И еще хуже: при таком обосновании не обязаны ли мы даже поставить Святую Троицу в ранг еще более низкий, чем обычно воспринимаемые нами явления? Не должны ли мы считать Ее не более как одним из вымышленных нами призраков, фикцией, созданной нашим воображением? Ведь в мире феноменов Ее, во всяком случае, не найдешь, не воспримешь? Для религиозного человека существует только один ответ, одна только форма гарантии — это то самое Откровение, о котором Мережковский так много говорит. Но тогда законам разума, в том числе и закону диалектического развития, делать тут нечего, тогда мы сразу переносимся в тот мир, где обычные формы нашего восприятия, обычные наши обобщения и схемы должны казаться, по меньшей мере, нелепыми. Здесь именно или — или и tertium non datur: или применима и к религии гегелевская триада, тогда Бог — в мире явлений; это в лучшем случае, а то может быть даже совсем простой призрак, фикция. Если в Нем действительно вся объективная истина, которая познается через Откровение, тогда разум должен замолкнуть, тогда нелепы всякие его схемы, которые могут иметь только субъективную ценность. Правда, Мережковский может сослаться здесь на одно из новейших философских учений: на интуитивизм Бергсона.

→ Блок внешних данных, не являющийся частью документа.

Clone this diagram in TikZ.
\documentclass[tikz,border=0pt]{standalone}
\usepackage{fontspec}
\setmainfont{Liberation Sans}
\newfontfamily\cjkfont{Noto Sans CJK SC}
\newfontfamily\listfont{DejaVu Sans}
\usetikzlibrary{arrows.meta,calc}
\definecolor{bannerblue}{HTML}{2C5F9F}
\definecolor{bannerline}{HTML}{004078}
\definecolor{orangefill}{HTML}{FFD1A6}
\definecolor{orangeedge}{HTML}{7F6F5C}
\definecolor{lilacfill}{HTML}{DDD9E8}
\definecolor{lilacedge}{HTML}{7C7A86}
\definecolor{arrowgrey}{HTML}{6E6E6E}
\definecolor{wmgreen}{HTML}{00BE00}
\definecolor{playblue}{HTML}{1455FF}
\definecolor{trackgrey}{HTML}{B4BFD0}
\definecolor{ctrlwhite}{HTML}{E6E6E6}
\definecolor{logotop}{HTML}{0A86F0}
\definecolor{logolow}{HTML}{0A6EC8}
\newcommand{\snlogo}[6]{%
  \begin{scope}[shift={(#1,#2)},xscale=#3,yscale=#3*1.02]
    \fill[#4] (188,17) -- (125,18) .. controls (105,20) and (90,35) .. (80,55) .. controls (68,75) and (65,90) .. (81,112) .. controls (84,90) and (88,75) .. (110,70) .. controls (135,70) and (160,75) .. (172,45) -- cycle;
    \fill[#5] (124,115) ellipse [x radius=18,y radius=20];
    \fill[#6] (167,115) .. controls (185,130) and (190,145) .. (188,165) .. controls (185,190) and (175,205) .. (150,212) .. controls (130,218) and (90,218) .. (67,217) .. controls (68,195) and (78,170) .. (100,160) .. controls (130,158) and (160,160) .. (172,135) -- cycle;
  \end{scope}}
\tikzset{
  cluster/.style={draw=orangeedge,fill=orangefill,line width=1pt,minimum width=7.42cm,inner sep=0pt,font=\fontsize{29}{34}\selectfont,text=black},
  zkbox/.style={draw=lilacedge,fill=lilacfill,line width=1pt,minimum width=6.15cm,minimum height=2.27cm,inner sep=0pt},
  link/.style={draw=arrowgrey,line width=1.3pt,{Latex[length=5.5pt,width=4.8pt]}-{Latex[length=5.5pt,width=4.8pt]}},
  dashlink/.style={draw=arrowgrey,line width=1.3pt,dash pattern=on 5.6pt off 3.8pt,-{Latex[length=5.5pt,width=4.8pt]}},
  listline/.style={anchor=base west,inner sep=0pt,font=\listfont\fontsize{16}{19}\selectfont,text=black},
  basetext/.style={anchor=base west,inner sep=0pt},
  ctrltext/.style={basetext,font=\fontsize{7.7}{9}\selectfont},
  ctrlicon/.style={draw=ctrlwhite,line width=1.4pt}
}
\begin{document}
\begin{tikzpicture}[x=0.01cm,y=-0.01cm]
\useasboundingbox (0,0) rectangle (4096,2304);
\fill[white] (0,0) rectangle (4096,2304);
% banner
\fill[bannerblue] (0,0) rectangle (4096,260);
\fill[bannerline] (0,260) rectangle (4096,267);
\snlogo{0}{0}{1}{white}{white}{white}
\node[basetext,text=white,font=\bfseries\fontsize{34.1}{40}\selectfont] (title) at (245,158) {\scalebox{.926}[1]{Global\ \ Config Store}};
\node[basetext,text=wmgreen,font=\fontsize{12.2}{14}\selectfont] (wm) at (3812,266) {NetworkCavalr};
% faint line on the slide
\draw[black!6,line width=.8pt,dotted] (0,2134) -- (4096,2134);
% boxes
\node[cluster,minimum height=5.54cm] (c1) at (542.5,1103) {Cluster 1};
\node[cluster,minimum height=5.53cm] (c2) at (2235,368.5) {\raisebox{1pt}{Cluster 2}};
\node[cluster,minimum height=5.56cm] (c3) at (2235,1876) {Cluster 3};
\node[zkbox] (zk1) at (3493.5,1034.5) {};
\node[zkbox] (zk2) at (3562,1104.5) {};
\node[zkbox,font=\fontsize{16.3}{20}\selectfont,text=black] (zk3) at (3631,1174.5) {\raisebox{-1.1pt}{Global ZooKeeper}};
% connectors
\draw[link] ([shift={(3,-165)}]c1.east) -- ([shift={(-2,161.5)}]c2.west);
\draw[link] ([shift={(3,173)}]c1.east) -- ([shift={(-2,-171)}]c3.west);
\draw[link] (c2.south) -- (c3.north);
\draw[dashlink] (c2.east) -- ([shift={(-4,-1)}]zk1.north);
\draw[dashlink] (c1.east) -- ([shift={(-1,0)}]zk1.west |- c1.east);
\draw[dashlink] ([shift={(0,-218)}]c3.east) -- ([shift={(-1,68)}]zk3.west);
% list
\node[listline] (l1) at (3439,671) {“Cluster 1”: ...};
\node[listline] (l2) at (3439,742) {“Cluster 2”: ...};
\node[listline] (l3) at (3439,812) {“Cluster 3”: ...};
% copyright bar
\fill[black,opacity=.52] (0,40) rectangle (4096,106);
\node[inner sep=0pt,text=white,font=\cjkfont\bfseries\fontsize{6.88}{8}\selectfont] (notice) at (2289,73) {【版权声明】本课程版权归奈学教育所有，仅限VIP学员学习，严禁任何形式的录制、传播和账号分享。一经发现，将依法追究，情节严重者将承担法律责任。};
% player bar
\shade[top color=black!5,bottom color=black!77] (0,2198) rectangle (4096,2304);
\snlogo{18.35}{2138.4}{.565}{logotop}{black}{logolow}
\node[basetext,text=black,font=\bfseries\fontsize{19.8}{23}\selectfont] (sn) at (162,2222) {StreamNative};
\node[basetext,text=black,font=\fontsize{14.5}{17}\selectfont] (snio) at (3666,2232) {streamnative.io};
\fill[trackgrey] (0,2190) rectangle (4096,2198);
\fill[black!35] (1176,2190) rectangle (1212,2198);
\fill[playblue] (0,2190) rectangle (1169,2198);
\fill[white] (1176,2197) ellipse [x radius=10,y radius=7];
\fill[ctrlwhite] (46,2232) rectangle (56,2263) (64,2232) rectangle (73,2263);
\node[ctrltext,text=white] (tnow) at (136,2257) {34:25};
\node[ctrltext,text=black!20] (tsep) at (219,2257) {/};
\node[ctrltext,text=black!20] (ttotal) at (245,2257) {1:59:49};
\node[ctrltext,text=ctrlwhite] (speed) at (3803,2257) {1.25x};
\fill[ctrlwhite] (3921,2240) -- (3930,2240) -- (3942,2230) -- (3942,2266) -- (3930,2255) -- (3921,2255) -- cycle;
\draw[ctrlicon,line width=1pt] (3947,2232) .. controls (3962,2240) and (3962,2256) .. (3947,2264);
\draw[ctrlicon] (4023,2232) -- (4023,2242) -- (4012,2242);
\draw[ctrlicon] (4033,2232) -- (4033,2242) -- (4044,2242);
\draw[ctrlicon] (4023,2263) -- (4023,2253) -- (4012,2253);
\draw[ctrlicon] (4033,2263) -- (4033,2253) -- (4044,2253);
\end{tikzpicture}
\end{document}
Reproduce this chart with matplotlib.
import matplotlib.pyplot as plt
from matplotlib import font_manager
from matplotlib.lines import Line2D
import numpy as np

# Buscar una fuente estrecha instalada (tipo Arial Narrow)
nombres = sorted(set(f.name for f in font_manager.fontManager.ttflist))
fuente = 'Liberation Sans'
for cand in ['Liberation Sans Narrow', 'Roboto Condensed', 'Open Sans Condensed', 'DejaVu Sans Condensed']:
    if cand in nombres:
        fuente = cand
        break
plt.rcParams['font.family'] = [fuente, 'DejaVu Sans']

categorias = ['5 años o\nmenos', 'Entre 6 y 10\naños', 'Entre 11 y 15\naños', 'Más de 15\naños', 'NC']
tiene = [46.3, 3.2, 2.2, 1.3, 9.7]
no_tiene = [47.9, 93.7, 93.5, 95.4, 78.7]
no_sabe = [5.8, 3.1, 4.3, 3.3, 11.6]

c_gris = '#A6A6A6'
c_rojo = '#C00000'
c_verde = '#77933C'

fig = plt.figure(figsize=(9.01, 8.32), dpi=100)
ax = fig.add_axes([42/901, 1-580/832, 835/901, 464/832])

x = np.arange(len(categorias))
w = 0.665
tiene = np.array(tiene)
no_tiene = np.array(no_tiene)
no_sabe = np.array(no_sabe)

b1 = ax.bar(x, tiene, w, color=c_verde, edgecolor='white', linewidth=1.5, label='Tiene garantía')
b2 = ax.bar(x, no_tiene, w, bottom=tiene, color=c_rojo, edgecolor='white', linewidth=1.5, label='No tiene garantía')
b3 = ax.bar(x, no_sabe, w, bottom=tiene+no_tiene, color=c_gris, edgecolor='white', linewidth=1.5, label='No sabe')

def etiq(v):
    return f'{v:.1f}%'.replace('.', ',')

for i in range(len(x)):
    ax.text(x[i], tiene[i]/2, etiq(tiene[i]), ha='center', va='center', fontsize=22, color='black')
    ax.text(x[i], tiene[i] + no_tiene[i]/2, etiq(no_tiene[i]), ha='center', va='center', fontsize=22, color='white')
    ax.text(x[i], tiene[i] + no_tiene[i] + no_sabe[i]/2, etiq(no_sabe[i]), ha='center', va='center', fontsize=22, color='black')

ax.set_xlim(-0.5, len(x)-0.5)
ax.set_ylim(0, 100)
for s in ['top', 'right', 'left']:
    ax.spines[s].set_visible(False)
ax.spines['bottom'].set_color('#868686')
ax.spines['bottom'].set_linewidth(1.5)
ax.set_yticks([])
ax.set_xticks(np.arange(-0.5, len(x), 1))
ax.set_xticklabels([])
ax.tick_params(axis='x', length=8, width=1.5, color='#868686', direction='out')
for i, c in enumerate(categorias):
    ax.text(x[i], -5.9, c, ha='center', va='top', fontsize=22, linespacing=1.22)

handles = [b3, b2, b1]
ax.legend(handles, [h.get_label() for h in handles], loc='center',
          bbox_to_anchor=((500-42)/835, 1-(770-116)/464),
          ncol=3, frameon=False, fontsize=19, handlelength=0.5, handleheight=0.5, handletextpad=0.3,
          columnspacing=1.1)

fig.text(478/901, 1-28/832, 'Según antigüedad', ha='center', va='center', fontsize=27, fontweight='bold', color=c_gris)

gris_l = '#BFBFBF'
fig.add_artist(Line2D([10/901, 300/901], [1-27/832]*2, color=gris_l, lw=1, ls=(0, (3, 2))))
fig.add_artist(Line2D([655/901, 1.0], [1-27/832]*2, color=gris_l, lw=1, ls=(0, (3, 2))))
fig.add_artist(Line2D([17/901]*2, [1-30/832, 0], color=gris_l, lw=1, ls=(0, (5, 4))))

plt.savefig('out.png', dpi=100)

На основании этого учения действительно можно допустить непосредственное и доподлинное по* знание Бога, — познание, сущность которого рассудок раскрывает при помощи своих обычных отвлеченных понятий. И хотя Бергсон и прорывает очень глубокую пропасть между рассудком и интуицией — не менее даже глубокую, чем та, которая существует между ним и христианской мистикой, — однако допускает же он совместную их работу, даже считает это идеалом, чтобы они в будущем дополняли друг друга. Но, во-первых, мыслимо ли, по Бергсону, чтобы разум устанавливал в этой области интуитивного познания свои законы, определял ее формы и пределы, указывал пути ее изменений, развития? Это раз. А затем — и это самое главное — Мережковский, повторяю, явно и целиком принимает кантовскую теорию познания на христианско-богословской, конечно, подкладке. В этом-то ведь и суть и смысл Второго Пришествия. Читали мы выше, что «оно разделило мир на два порядка — феноменальный и трансцендентальный». И такого разделения он придерживается всюду, хоть и не всегда явно это высказывается.
Остается, таким образом, прежняя альтернатива: или гегелевская триада, тогда Бог в мире явлений; или Откровение, тогда она абсолютно неприменима. Мережковский, по-видимому, приемлет первое «или» и тем самым, повторяем, обнаруживает свою немощность в области мистики, слабость своей веры (боюсь сказать — свое безверие). (На это и следующее его внутреннее противоречие указывает С. Лурье в вышеупомянутой уже статье.)
Нечто подобное происходит с Мережковским и в другой раз, и тоже самом главном пункте: в вопросе о Воскресении Христове. Вот как пламенно он говорит о ней, об этой вере, в конце работы о Толстом и Достоевском: «И если бы мы могли увидеть, рассмотреть, осязать мертвое, истлевшее в гробе, Тело Иисуса, то мы отвергли бы тут, именно только тут во всей истории, во всей природе, свидетельство нашего конечного разума и нашего чувственного опыта; мы имели бы право сказать, что это кощунственный бред, обман чувств, дьявольское наваждение, привидение, „галлюцинация“».